Stated task: Without the pictures, print the lines running from the beginning of the material to the line containing "return round(size / 0.976, 1)", both ends included.

Data:
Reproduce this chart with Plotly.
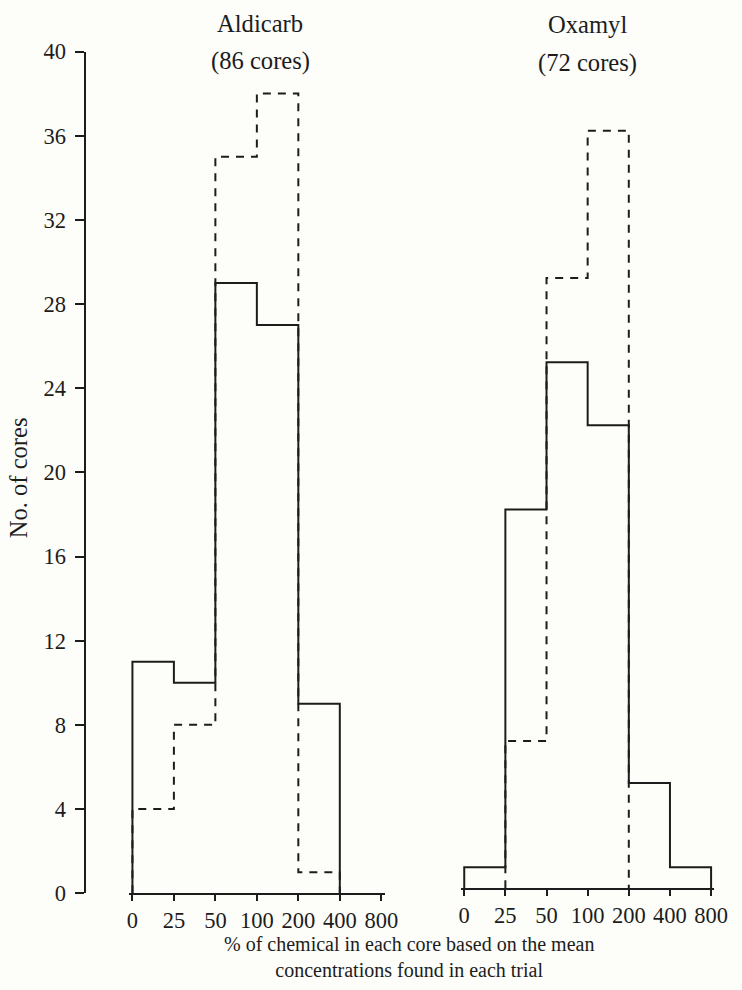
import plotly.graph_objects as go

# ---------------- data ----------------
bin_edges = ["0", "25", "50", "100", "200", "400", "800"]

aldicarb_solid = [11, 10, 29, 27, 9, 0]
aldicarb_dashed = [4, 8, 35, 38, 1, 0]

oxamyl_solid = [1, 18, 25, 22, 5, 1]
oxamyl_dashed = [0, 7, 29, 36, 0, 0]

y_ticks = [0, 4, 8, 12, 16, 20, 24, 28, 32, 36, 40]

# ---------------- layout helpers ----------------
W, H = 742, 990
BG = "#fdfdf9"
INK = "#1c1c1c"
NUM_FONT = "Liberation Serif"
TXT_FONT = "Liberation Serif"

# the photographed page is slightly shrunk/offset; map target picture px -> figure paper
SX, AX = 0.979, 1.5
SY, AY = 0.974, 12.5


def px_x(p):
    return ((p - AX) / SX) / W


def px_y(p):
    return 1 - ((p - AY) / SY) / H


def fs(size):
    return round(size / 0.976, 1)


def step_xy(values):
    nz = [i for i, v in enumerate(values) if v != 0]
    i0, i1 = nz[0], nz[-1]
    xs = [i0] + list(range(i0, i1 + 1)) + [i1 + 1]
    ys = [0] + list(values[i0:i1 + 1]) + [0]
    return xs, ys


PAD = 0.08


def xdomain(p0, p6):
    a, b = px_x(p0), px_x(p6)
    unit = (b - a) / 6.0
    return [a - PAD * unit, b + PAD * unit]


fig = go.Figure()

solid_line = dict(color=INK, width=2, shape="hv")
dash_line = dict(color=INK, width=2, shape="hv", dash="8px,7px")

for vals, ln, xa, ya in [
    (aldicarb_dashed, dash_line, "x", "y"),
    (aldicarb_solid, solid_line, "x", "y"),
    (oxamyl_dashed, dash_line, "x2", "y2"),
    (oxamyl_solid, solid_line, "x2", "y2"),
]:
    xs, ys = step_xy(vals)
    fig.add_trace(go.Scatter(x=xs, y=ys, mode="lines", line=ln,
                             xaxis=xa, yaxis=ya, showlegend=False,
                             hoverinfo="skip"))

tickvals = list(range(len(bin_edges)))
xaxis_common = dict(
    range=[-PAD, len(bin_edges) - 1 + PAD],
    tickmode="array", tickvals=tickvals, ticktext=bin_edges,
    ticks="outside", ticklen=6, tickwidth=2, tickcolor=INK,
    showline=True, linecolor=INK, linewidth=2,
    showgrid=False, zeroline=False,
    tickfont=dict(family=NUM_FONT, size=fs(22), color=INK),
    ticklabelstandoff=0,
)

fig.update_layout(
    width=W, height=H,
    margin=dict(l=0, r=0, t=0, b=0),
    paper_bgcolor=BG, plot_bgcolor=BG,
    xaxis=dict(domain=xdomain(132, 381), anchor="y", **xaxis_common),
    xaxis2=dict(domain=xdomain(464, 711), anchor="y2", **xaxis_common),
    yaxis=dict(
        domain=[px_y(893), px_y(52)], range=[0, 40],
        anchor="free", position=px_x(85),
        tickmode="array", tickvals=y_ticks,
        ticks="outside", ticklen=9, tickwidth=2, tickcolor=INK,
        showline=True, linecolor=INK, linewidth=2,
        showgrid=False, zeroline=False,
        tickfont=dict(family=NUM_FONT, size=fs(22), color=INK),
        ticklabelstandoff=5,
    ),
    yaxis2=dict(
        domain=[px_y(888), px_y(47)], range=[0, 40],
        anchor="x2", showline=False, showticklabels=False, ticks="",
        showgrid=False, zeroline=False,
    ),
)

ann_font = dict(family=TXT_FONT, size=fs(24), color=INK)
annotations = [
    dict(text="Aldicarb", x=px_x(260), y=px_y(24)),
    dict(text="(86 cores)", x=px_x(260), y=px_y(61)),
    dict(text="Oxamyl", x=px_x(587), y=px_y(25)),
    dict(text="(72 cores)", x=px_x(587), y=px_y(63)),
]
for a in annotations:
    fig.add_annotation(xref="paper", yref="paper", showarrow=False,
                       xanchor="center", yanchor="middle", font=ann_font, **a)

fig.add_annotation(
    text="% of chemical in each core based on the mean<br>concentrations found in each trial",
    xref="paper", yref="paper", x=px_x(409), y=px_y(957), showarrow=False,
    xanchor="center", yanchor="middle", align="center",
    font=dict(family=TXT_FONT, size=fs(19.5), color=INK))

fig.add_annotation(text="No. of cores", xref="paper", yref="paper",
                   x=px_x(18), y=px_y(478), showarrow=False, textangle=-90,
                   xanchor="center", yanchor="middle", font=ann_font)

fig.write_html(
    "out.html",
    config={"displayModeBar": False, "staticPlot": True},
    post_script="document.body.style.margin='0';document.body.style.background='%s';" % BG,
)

Reply to the exercise:
Reproduce this chart with Plotly.
import plotly.graph_objects as go

# ---------------- data ----------------
bin_edges = ["0", "25", "50", "100", "200", "400", "800"]

aldicarb_solid = [11, 10, 29, 27, 9, 0]
aldicarb_dashed = [4, 8, 35, 38, 1, 0]

oxamyl_solid = [1, 18, 25, 22, 5, 1]
oxamyl_dashed = [0, 7, 29, 36, 0, 0]

y_ticks = [0, 4, 8, 12, 16, 20, 24, 28, 32, 36, 40]

# ---------------- layout helpers ----------------
W, H = 742, 990
BG = "#fdfdf9"
INK = "#1c1c1c"
NUM_FONT = "Liberation Serif"
TXT_FONT = "Liberation Serif"

# the photographed page is slightly shrunk/offset; map target picture px -> figure paper
SX, AX = 0.979, 1.5
SY, AY = 0.974, 12.5


def px_x(p):
    return ((p - AX) / SX) / W


def px_y(p):
    return 1 - ((p - AY) / SY) / H


def fs(size):
    return round(size / 0.976, 1)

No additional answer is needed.